New Research from Columbia Business School Shows How the Dollar Has Become the Only International Currency
Capital crosses borders more today than ever before. While a small number of large firms issue bonds in foreign currency and borrow from foreigners to finance their operations, the vast majority of firms issue only in local currency and do not directly access foreign capital. That is, with the exception of U.S. firms. Since the 2008 financial crisis, according to new research from Columbia Business School, global portfolios have shifted dramatically away from the euro and toward the dollar – essentially cementing the dollar as the only international currency.
“Generally, investors everywhere only want to lend in their currencies,” said Jesse Schreger, Assistant Professor and Faculty Fellow at the Jerome A. Chazen Institute for Global Business at Columbia Business School. “If a firm wants to borrow from foreign investors, this means they need to issue debt denominated in the investor’s currency, which exposes them to exchange rate risk or the need to use currency derivatives – a costly proposition for many companies.”

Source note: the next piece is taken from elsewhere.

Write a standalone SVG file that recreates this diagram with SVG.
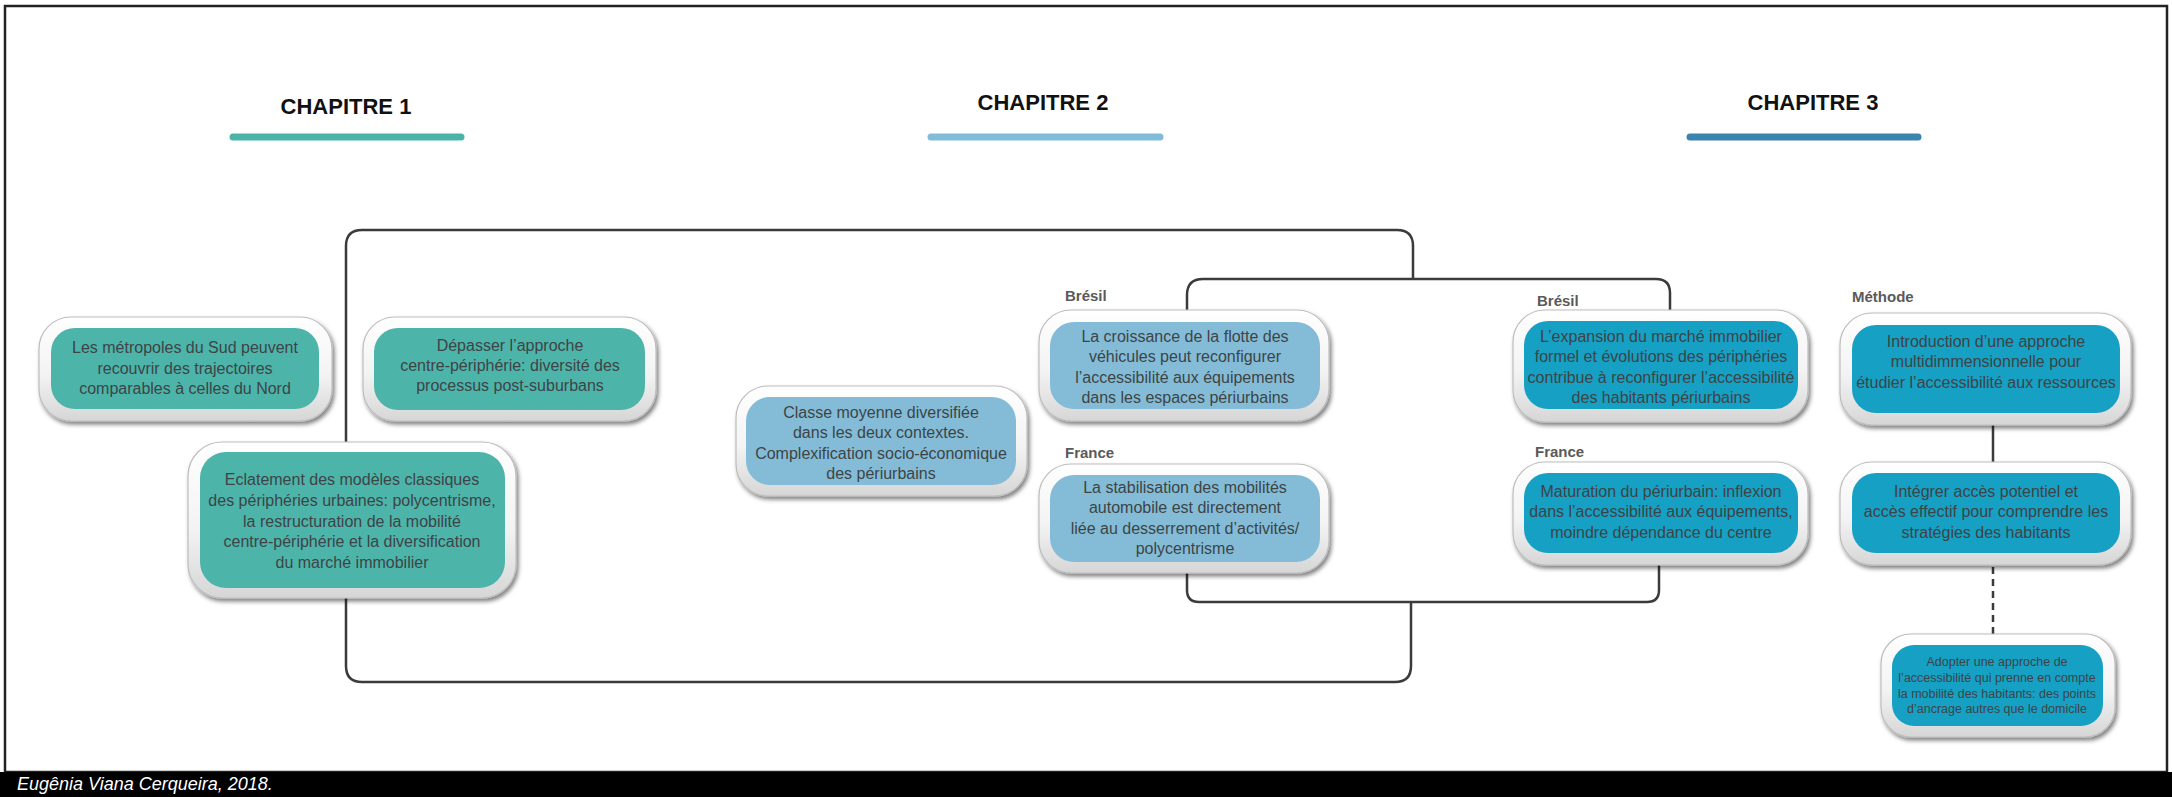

Schreger documents that American companies are currently tapping into international markets in ways that companies in other countries cannot because of the dollar’s predominant status as an international currency. This bias implies that when foreigners buy U.S. securities, they predominantly buy dollar-denominated securities, thus behaving similarly to U.S. domestic investors.
Home-Currency Bias
In a newly-released NBER paper, Schreger and his co-authors, Matteo Maggiori of Harvard Universityand Brent Neiman of The University of Chicago Booth School of Business, establish that global portfolios are driven by an often neglected aspect: the currency of denomination of assets.
Using a dataset of $27 trillion in security-level investment positions, provided by Morningstar, one of the world’s largest providers of investment research to the asset management industry, the researchers find that, by and large, investor holdings are biased toward their own currencies. Indeed, each country holds the bulk of all securities denominated in domestic currencies, even those issued by foreign borrowers in developed countries. These patterns hold true across countries with the exception of international currency issuers, such as the United States.
Other than international currencies, such as the dollar, investors are much more reluctant than was previously thought to take on currency risk when buying the debt of foreign countries, even when those countries are developed countries like Canada or Great Britain. Companies can borrow from abroad by issuing in foreign currency, but the study suggests that it is costly to do so. Therefore, unless a country issues an international currency, many companies have to do without the security of foreign capital.
How the Dollar Pays Off for American Companies
The global willingness to hold the dollar, resulting in an international-currency bias, means that U.S. companies that borrow exclusively in dollars have little difficulty securing financing from abroad.
“This is not true for any other country in the dataset,” said Schreger. “Our work offers a novel perspective on the potential benefits that accrue to countries that issue an international currency like the dollar.”
Therefore, American companies should find it easier to finance their expanding operations and grow than companies from anywhere else in the world.